*Task description:* Without the pictures, print the lines running from the beginning of the material to the line containing "const yMinorStep = 2;", both ends included.

*Supplied data:*
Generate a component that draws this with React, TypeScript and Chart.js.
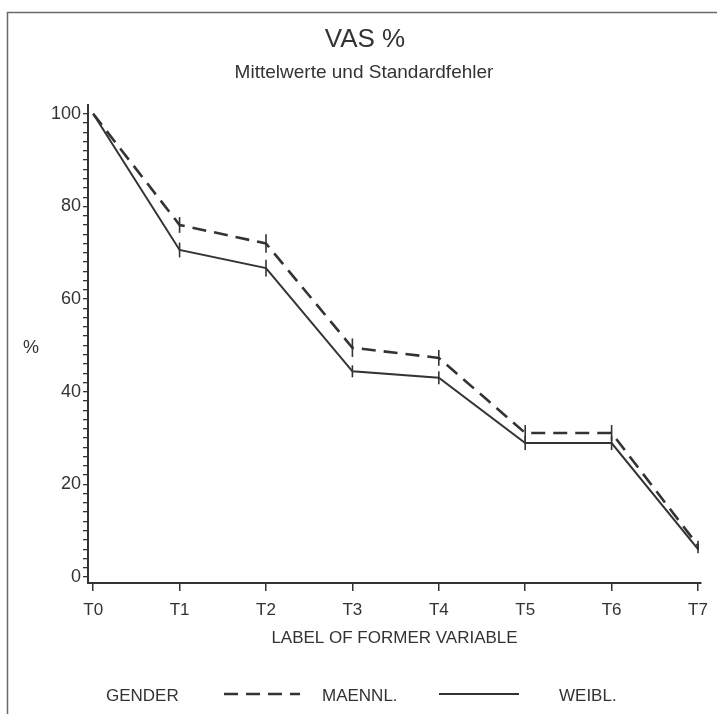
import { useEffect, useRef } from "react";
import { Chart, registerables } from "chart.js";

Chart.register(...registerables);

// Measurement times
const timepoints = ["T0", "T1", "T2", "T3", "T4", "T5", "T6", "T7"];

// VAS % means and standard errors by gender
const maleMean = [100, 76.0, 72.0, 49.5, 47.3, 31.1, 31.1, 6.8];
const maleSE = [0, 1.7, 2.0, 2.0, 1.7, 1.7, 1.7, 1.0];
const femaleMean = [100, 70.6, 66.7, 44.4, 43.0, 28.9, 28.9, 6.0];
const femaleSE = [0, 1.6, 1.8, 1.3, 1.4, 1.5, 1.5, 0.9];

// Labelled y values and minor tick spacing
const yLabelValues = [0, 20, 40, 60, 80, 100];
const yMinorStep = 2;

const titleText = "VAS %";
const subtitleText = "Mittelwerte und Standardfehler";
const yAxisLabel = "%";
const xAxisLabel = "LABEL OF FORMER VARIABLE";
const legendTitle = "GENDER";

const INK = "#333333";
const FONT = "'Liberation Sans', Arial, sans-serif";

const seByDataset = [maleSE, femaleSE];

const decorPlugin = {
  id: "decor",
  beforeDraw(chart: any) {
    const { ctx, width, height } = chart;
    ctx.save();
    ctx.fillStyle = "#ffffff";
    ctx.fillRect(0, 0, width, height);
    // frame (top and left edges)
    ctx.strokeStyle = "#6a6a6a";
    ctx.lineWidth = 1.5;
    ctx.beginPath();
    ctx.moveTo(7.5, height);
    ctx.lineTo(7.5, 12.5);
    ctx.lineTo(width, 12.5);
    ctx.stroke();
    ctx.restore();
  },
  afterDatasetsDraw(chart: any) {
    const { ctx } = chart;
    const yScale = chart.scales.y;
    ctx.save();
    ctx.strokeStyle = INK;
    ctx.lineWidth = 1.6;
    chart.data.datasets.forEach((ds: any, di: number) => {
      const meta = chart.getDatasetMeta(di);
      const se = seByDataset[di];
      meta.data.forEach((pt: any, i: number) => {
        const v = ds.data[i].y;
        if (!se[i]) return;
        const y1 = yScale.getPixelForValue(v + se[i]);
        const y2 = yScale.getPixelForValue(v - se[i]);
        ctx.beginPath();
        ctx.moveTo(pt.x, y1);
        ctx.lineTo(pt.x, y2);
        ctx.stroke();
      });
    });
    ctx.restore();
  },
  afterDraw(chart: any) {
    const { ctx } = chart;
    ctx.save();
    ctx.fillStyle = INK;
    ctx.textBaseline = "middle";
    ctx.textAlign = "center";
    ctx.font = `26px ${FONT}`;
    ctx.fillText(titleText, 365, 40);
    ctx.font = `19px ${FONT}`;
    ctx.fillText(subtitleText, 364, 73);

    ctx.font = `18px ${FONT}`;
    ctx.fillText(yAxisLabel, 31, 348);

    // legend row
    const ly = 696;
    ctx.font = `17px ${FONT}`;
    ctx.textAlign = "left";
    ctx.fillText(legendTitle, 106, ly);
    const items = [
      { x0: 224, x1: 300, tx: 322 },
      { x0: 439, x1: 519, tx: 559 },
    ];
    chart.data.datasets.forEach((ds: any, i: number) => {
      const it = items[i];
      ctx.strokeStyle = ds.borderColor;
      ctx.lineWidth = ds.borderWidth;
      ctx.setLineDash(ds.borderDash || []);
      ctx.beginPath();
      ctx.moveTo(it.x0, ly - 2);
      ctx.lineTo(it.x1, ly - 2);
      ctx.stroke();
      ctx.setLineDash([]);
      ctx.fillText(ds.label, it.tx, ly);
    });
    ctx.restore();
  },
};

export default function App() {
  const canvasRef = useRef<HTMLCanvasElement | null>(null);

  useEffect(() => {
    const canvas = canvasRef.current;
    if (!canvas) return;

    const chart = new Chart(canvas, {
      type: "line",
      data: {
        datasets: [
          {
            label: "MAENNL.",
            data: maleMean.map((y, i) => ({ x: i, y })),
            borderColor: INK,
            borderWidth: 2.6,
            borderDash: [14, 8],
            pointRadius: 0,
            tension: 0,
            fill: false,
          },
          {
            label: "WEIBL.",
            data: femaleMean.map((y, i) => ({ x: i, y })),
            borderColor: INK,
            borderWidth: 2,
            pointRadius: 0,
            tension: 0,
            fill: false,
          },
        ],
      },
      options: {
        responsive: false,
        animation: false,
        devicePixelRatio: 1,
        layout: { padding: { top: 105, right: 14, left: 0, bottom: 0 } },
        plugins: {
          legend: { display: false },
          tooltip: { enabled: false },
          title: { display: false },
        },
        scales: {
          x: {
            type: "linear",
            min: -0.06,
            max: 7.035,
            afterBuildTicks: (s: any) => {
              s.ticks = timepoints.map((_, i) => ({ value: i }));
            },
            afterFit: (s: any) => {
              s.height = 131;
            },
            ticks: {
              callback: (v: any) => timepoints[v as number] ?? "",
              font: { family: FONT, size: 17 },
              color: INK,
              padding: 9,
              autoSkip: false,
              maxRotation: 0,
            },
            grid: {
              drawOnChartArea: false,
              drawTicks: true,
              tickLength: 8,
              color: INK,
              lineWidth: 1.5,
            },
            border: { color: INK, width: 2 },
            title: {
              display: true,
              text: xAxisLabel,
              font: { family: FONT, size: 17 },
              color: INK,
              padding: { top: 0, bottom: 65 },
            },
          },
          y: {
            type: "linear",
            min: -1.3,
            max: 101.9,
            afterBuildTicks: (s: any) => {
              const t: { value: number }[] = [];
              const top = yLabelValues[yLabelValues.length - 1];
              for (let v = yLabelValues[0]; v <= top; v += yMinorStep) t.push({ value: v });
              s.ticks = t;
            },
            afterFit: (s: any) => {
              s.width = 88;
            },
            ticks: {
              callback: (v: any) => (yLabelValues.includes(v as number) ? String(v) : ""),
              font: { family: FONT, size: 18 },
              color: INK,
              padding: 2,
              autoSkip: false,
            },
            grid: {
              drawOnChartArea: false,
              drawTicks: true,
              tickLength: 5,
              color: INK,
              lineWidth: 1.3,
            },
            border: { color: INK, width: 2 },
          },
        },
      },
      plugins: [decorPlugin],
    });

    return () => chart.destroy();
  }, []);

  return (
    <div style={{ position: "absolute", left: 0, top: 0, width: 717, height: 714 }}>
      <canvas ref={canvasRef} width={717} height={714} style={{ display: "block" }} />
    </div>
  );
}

*Task response:*
Generate a component that draws this with React, TypeScript and Chart.js.
import { useEffect, useRef } from "react";
import { Chart, registerables } from "chart.js";

Chart.register(...registerables);

// Measurement times
const timepoints = ["T0", "T1", "T2", "T3", "T4", "T5", "T6", "T7"];

// VAS % means and standard errors by gender
const maleMean = [100, 76.0, 72.0, 49.5, 47.3, 31.1, 31.1, 6.8];
const maleSE = [0, 1.7, 2.0, 2.0, 1.7, 1.7, 1.7, 1.0];
const femaleMean = [100, 70.6, 66.7, 44.4, 43.0, 28.9, 28.9, 6.0];
const femaleSE = [0, 1.6, 1.8, 1.3, 1.4, 1.5, 1.5, 0.9];

// Labelled y values and minor tick spacing
const yLabelValues = [0, 20, 40, 60, 80, 100];
const yMinorStep = 2;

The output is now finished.